DATA RECORDS:
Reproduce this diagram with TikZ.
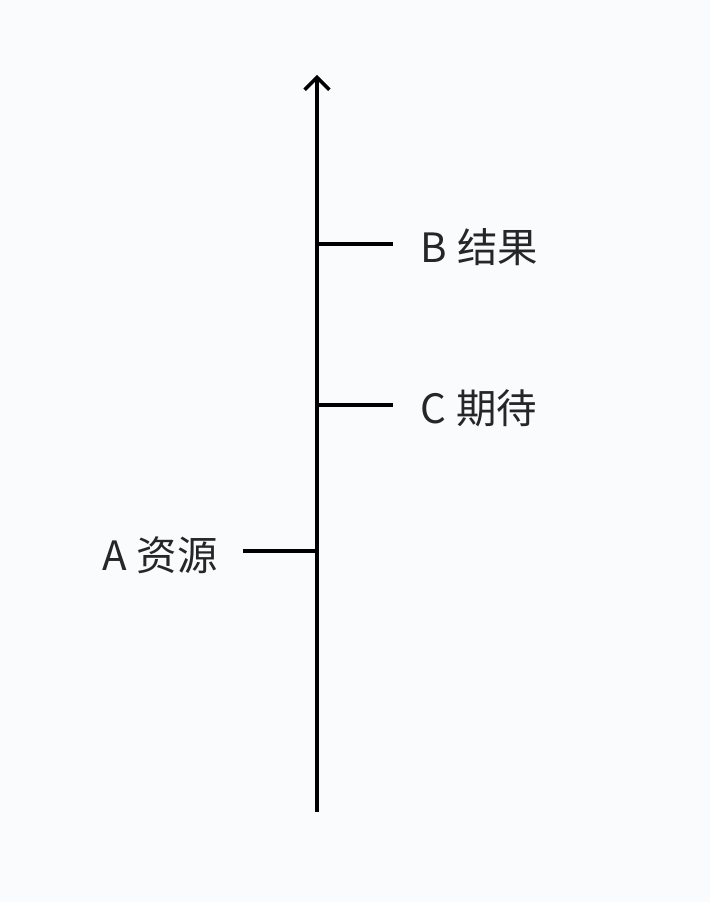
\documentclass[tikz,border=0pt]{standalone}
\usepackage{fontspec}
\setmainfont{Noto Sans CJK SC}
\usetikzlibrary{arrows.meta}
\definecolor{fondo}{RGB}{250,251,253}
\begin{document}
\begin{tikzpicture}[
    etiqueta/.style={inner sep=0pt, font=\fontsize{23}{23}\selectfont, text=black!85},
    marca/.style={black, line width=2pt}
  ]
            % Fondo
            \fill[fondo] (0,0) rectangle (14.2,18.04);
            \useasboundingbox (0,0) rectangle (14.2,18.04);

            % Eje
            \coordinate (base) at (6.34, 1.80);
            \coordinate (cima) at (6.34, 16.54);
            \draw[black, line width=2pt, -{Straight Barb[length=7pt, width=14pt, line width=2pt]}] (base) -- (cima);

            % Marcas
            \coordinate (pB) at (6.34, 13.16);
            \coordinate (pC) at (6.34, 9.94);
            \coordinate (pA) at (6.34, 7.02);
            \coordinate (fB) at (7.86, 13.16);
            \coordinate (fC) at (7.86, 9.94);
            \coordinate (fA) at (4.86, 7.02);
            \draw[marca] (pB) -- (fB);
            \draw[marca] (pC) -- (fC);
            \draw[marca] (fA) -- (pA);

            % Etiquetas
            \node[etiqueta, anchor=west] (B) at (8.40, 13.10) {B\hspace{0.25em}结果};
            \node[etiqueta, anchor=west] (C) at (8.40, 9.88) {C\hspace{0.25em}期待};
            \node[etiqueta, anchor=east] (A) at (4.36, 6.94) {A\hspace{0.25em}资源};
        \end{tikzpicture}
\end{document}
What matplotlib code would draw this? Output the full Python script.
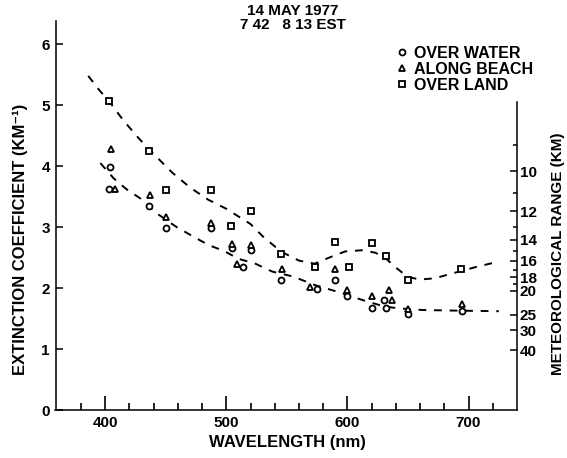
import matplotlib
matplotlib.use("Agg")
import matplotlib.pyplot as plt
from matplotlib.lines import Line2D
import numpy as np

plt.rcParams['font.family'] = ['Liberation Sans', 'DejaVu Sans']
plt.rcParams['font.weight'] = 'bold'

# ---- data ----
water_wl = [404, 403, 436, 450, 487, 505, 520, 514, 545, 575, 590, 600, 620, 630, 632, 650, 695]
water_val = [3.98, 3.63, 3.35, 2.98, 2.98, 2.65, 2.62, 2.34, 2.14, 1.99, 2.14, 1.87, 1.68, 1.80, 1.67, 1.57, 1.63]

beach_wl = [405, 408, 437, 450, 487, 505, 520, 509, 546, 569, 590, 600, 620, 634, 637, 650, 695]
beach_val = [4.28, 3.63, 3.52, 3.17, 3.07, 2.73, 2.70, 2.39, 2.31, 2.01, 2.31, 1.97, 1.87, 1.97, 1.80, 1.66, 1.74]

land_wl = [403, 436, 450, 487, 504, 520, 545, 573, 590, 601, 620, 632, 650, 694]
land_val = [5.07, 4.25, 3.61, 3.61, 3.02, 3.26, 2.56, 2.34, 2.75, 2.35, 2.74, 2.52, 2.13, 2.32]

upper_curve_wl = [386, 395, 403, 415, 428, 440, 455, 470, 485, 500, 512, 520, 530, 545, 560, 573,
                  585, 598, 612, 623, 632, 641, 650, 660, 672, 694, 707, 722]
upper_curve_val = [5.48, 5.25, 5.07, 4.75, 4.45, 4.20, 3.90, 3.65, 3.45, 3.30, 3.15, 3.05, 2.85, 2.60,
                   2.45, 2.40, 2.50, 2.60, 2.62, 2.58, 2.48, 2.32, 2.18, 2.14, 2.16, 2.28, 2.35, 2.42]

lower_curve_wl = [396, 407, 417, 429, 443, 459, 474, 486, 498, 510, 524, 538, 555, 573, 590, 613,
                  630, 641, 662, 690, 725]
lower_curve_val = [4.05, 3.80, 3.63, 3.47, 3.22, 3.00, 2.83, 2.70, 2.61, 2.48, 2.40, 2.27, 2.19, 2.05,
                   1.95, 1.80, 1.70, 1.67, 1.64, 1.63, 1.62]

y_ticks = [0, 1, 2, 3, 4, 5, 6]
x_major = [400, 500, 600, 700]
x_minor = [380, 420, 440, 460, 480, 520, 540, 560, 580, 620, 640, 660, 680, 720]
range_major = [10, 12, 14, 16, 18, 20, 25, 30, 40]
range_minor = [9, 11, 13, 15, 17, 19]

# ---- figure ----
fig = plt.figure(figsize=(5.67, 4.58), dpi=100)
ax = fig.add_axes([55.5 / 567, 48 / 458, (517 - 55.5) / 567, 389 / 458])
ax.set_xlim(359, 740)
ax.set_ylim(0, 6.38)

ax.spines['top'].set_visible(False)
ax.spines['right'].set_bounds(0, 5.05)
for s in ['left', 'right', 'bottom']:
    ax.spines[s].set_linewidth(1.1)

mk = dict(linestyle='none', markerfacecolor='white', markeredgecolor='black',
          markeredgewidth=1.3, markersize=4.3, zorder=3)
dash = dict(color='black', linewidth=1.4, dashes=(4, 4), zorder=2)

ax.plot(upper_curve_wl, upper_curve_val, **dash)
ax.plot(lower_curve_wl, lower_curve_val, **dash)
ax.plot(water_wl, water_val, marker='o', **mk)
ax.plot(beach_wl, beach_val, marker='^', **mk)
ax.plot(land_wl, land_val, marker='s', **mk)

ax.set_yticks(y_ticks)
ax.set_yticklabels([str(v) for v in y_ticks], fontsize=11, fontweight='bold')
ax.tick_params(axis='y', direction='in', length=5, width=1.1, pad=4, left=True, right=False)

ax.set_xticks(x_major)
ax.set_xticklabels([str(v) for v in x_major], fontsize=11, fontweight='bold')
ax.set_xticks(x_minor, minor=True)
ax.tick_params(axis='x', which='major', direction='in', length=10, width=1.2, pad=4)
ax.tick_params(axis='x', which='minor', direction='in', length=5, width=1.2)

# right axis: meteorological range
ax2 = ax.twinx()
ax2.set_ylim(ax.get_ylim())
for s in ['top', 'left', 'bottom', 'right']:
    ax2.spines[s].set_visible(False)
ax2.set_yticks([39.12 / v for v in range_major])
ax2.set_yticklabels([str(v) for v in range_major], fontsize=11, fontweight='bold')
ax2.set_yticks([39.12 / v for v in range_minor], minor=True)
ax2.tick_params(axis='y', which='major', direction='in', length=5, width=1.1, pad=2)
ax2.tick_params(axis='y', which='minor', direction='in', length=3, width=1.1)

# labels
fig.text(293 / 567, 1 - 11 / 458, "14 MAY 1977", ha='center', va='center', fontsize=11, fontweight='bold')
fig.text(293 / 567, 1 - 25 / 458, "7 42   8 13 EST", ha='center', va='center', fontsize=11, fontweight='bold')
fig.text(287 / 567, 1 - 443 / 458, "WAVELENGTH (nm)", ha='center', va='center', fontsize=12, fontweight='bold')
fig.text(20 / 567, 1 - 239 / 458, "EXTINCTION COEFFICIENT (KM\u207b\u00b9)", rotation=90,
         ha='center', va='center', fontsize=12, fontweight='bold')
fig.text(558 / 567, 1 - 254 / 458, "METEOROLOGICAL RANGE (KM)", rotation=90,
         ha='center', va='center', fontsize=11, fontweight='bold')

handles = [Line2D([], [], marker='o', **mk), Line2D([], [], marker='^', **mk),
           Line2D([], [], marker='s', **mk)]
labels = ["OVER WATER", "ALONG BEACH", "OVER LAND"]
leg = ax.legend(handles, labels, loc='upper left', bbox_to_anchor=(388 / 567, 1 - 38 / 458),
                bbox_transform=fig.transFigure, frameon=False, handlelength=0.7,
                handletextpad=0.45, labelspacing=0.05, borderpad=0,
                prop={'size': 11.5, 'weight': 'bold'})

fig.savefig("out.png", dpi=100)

GIVEN EXERCISE: Pictures are excluded; repeat every record exactly.

ANSWER FOR THE TASK:
Reproduce this diagram with TikZ.
\documentclass[tikz,border=0pt]{standalone}
\usepackage{fontspec}
\setmainfont{Noto Sans CJK SC}
\usetikzlibrary{arrows.meta}
\definecolor{fondo}{RGB}{250,251,253}
\begin{document}
\begin{tikzpicture}[
    etiqueta/.style={inner sep=0pt, font=\fontsize{23}{23}\selectfont, text=black!85},
    marca/.style={black, line width=2pt}
  ]
            % Fondo
            \fill[fondo] (0,0) rectangle (14.2,18.04);
            \useasboundingbox (0,0) rectangle (14.2,18.04);

            % Eje
            \coordinate (base) at (6.34, 1.80);
            \coordinate (cima) at (6.34, 16.54);
            \draw[black, line width=2pt, -{Straight Barb[length=7pt, width=14pt, line width=2pt]}] (base) -- (cima);

            % Marcas
            \coordinate (pB) at (6.34, 13.16);
            \coordinate (pC) at (6.34, 9.94);
            \coordinate (pA) at (6.34, 7.02);
            \coordinate (fB) at (7.86, 13.16);
            \coordinate (fC) at (7.86, 9.94);
            \coordinate (fA) at (4.86, 7.02);
            \draw[marca] (pB) -- (fB);
            \draw[marca] (pC) -- (fC);
            \draw[marca] (fA) -- (pA);

            % Etiquetas
            \node[etiqueta, anchor=west] (B) at (8.40, 13.10) {B\hspace{0.25em}结果};
            \node[etiqueta, anchor=west] (C) at (8.40, 9.88) {C\hspace{0.25em}期待};
            \node[etiqueta, anchor=east] (A) at (4.36, 6.94) {A\hspace{0.25em}资源};
        \end{tikzpicture}
\end{document}
What matplotlib code would draw this? Output the full Python script.
import matplotlib
matplotlib.use("Agg")
import matplotlib.pyplot as plt
from matplotlib.lines import Line2D
import numpy as np

plt.rcParams['font.family'] = ['Liberation Sans', 'DejaVu Sans']
plt.rcParams['font.weight'] = 'bold'

# ---- data ----
water_wl = [404, 403, 436, 450, 487, 505, 520, 514, 545, 575, 590, 600, 620, 630, 632, 650, 695]
water_val = [3.98, 3.63, 3.35, 2.98, 2.98, 2.65, 2.62, 2.34, 2.14, 1.99, 2.14, 1.87, 1.68, 1.80, 1.67, 1.57, 1.63]

beach_wl = [405, 408, 437, 450, 487, 505, 520, 509, 546, 569, 590, 600, 620, 634, 637, 650, 695]
beach_val = [4.28, 3.63, 3.52, 3.17, 3.07, 2.73, 2.70, 2.39, 2.31, 2.01, 2.31, 1.97, 1.87, 1.97, 1.80, 1.66, 1.74]

land_wl = [403, 436, 450, 487, 504, 520, 545, 573, 590, 601, 620, 632, 650, 694]
land_val = [5.07, 4.25, 3.61, 3.61, 3.02, 3.26, 2.56, 2.34, 2.75, 2.35, 2.74, 2.52, 2.13, 2.32]

upper_curve_wl = [386, 395, 403, 415, 428, 440, 455, 470, 485, 500, 512, 520, 530, 545, 560, 573,
                  585, 598, 612, 623, 632, 641, 650, 660, 672, 694, 707, 722]
upper_curve_val = [5.48, 5.25, 5.07, 4.75, 4.45, 4.20, 3.90, 3.65, 3.45, 3.30, 3.15, 3.05, 2.85, 2.60,
                   2.45, 2.40, 2.50, 2.60, 2.62, 2.58, 2.48, 2.32, 2.18, 2.14, 2.16, 2.28, 2.35, 2.42]

lower_curve_wl = [396, 407, 417, 429, 443, 459, 474, 486, 498, 510, 524, 538, 555, 573, 590, 613,
                  630, 641, 662, 690, 725]
lower_curve_val = [4.05, 3.80, 3.63, 3.47, 3.22, 3.00, 2.83, 2.70, 2.61, 2.48, 2.40, 2.27, 2.19, 2.05,
                   1.95, 1.80, 1.70, 1.67, 1.64, 1.63, 1.62]

y_ticks = [0, 1, 2, 3, 4, 5, 6]
x_major = [400, 500, 600, 700]
x_minor = [380, 420, 440, 460, 480, 520, 540, 560, 580, 620, 640, 660, 680, 720]
range_major = [10, 12, 14, 16, 18, 20, 25, 30, 40]
range_minor = [9, 11, 13, 15, 17, 19]

# ---- figure ----
fig = plt.figure(figsize=(5.67, 4.58), dpi=100)
ax = fig.add_axes([55.5 / 567, 48 / 458, (517 - 55.5) / 567, 389 / 458])
ax.set_xlim(359, 740)
ax.set_ylim(0, 6.38)

ax.spines['top'].set_visible(False)
ax.spines['right'].set_bounds(0, 5.05)
for s in ['left', 'right', 'bottom']:
    ax.spines[s].set_linewidth(1.1)

mk = dict(linestyle='none', markerfacecolor='white', markeredgecolor='black',
          markeredgewidth=1.3, markersize=4.3, zorder=3)
dash = dict(color='black', linewidth=1.4, dashes=(4, 4), zorder=2)

ax.plot(upper_curve_wl, upper_curve_val, **dash)
ax.plot(lower_curve_wl, lower_curve_val, **dash)
ax.plot(water_wl, water_val, marker='o', **mk)
ax.plot(beach_wl, beach_val, marker='^', **mk)
ax.plot(land_wl, land_val, marker='s', **mk)

ax.set_yticks(y_ticks)
ax.set_yticklabels([str(v) for v in y_ticks], fontsize=11, fontweight='bold')
ax.tick_params(axis='y', direction='in', length=5, width=1.1, pad=4, left=True, right=False)

ax.set_xticks(x_major)
ax.set_xticklabels([str(v) for v in x_major], fontsize=11, fontweight='bold')
ax.set_xticks(x_minor, minor=True)
ax.tick_params(axis='x', which='major', direction='in', length=10, width=1.2, pad=4)
ax.tick_params(axis='x', which='minor', direction='in', length=5, width=1.2)

# right axis: meteorological range
ax2 = ax.twinx()
ax2.set_ylim(ax.get_ylim())
for s in ['top', 'left', 'bottom', 'right']:
    ax2.spines[s].set_visible(False)
ax2.set_yticks([39.12 / v for v in range_major])
ax2.set_yticklabels([str(v) for v in range_major], fontsize=11, fontweight='bold')
ax2.set_yticks([39.12 / v for v in range_minor], minor=True)
ax2.tick_params(axis='y', which='major', direction='in', length=5, width=1.1, pad=2)
ax2.tick_params(axis='y', which='minor', direction='in', length=3, width=1.1)

# labels
fig.text(293 / 567, 1 - 11 / 458, "14 MAY 1977", ha='center', va='center', fontsize=11, fontweight='bold')
fig.text(293 / 567, 1 - 25 / 458, "7 42   8 13 EST", ha='center', va='center', fontsize=11, fontweight='bold')
fig.text(287 / 567, 1 - 443 / 458, "WAVELENGTH (nm)", ha='center', va='center', fontsize=12, fontweight='bold')
fig.text(20 / 567, 1 - 239 / 458, "EXTINCTION COEFFICIENT (KM\u207b\u00b9)", rotation=90,
         ha='center', va='center', fontsize=12, fontweight='bold')
fig.text(558 / 567, 1 - 254 / 458, "METEOROLOGICAL RANGE (KM)", rotation=90,
         ha='center', va='center', fontsize=11, fontweight='bold')

handles = [Line2D([], [], marker='o', **mk), Line2D([], [], marker='^', **mk),
           Line2D([], [], marker='s', **mk)]
labels = ["OVER WATER", "ALONG BEACH", "OVER LAND"]
leg = ax.legend(handles, labels, loc='upper left', bbox_to_anchor=(388 / 567, 1 - 38 / 458),
                bbox_transform=fig.transFigure, frameon=False, handlelength=0.7,
                handletextpad=0.45, labelspacing=0.05, borderpad=0,
                prop={'size': 11.5, 'weight': 'bold'})

fig.savefig("out.png", dpi=100)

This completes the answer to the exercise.